Speaking of good books about Jewishness, everyone should read
The Archivist by Martha Cooley, which was one of our summer recommendations long before this site came into being (I think credit goes to Kris, and David Glassco for this one.) Aw, hell, read it anyways, but keep a copy of T.S. Eliot's collected poems nearby for reference.
Can anyone recommend a good Eliot biography?

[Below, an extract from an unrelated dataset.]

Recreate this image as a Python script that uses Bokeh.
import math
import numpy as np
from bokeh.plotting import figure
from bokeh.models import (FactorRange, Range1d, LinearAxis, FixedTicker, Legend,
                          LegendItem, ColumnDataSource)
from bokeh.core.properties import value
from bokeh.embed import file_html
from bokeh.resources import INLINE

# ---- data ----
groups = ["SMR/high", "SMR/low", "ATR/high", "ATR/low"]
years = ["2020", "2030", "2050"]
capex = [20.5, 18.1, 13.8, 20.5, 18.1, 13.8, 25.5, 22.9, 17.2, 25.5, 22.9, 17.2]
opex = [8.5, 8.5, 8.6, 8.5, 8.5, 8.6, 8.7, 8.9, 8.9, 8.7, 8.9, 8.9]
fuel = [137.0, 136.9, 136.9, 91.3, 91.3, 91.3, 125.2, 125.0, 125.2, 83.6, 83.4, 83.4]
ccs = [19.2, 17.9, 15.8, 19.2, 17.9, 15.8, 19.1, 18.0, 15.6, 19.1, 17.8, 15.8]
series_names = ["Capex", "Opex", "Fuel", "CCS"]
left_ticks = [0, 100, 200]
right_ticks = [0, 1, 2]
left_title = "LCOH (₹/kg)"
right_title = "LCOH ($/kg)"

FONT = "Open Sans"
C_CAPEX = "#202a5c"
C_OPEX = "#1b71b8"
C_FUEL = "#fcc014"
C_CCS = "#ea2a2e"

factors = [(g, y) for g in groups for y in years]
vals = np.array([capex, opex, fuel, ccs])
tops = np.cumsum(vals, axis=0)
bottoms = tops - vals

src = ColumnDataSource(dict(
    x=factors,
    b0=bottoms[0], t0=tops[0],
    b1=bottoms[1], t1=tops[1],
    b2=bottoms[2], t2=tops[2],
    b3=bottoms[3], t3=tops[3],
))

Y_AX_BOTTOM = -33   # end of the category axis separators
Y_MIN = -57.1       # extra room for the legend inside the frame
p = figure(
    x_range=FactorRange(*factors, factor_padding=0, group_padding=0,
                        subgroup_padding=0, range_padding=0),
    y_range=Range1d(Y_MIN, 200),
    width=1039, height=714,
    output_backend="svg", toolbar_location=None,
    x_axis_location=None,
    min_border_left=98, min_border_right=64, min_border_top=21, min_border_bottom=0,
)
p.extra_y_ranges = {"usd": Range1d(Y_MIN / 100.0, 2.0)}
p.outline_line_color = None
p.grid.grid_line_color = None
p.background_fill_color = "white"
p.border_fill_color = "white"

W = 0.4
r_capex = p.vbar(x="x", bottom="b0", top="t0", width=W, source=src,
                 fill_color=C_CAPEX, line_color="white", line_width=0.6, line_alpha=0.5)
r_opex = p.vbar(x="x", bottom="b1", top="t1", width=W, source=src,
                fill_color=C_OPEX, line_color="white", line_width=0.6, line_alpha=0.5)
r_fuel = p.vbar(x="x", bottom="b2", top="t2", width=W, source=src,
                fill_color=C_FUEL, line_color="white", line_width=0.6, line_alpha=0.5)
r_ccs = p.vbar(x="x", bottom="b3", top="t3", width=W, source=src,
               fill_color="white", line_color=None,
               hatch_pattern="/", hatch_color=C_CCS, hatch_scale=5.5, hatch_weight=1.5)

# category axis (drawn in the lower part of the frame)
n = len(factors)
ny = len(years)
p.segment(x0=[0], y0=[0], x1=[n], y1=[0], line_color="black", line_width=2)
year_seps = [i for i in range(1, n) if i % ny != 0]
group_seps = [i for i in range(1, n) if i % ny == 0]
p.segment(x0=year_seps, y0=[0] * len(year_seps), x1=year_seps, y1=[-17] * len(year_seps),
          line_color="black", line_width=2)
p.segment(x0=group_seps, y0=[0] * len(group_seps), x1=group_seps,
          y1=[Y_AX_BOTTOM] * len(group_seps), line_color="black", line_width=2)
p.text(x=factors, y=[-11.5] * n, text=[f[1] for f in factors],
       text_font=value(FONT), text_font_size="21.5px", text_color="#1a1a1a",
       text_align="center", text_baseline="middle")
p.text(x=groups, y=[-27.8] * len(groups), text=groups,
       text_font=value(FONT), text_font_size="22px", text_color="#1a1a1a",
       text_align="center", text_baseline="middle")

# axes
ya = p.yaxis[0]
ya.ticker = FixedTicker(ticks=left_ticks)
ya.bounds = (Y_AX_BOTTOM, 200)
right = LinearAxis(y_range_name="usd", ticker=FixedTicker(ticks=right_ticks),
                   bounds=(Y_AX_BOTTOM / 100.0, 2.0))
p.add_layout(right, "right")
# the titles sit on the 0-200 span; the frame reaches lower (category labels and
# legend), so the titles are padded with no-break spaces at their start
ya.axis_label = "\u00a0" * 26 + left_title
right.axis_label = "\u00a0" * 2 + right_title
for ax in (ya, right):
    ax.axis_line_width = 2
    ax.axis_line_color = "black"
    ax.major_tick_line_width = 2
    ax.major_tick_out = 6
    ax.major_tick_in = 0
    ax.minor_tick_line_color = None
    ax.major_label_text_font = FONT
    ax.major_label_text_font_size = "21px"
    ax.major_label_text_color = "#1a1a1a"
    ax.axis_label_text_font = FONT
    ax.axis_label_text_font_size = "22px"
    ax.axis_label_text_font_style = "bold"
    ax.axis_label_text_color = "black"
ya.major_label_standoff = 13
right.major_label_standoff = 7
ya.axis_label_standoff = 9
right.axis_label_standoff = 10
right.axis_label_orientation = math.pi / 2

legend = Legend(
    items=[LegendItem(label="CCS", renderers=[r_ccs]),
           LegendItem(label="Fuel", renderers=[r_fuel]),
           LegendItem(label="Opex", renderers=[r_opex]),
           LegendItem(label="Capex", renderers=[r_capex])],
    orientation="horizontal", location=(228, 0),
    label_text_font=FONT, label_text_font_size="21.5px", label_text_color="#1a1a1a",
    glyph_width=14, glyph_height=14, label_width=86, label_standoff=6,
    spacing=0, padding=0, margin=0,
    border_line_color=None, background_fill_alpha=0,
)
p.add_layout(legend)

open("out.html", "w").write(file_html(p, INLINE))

Finally, the book I'm actually excited about. Julia recommended this to the Trent English ex-pats while we were at Queen's, and I've finally had the time to start it. Anita Diamant's
The Red Tent is an ambitious retelling of sidelined tale of Jacob's only daughter, Dinah. In the Bible, she is merely the unwitting initiate of the downfall of her brothers (long before they sold Joseph into slavery), but Diamant makes it a rich story all in its own, with the main characters of the Bible as mere secondary characters. This is a women's book. I don't know how to describe what a women's book is, but I know that this is one, like Atwood's
The Handmaid's Tale is one. Not that a man may not enjoy it as a literary work, but its main setting is the red tent of the women, where the wives of Jacob come together during menstruation. Not something that many men could be familiar with... It's a wonderful representation of the herstory that often gets left out of history. Dinah's tale is a rememberance of womens's knowledge and stories, and well as a look at how women shape the outcome of the Bible.
But it still brings the question: how does one define a women's book? I don't mean chicklit, or seedy romance novels for the bored, but books that are genuinely female in their sense and story. This doesn't just mean having a female author or a female protagonist. Like I said, I can't quite put my finger on it. Here are some books I would argue are essentially female: Diamant's
The Red Tent, Atwood's
Handmaid's Tale, and Angela Carter's
Nights at the Circus or
Wise Children (but not
The Infernal Desire Machine). I would argue that
Mrs. Dalloway is not a women's book, despite having both a female protagonist and author. Now I've just got myself all confused. Anyone?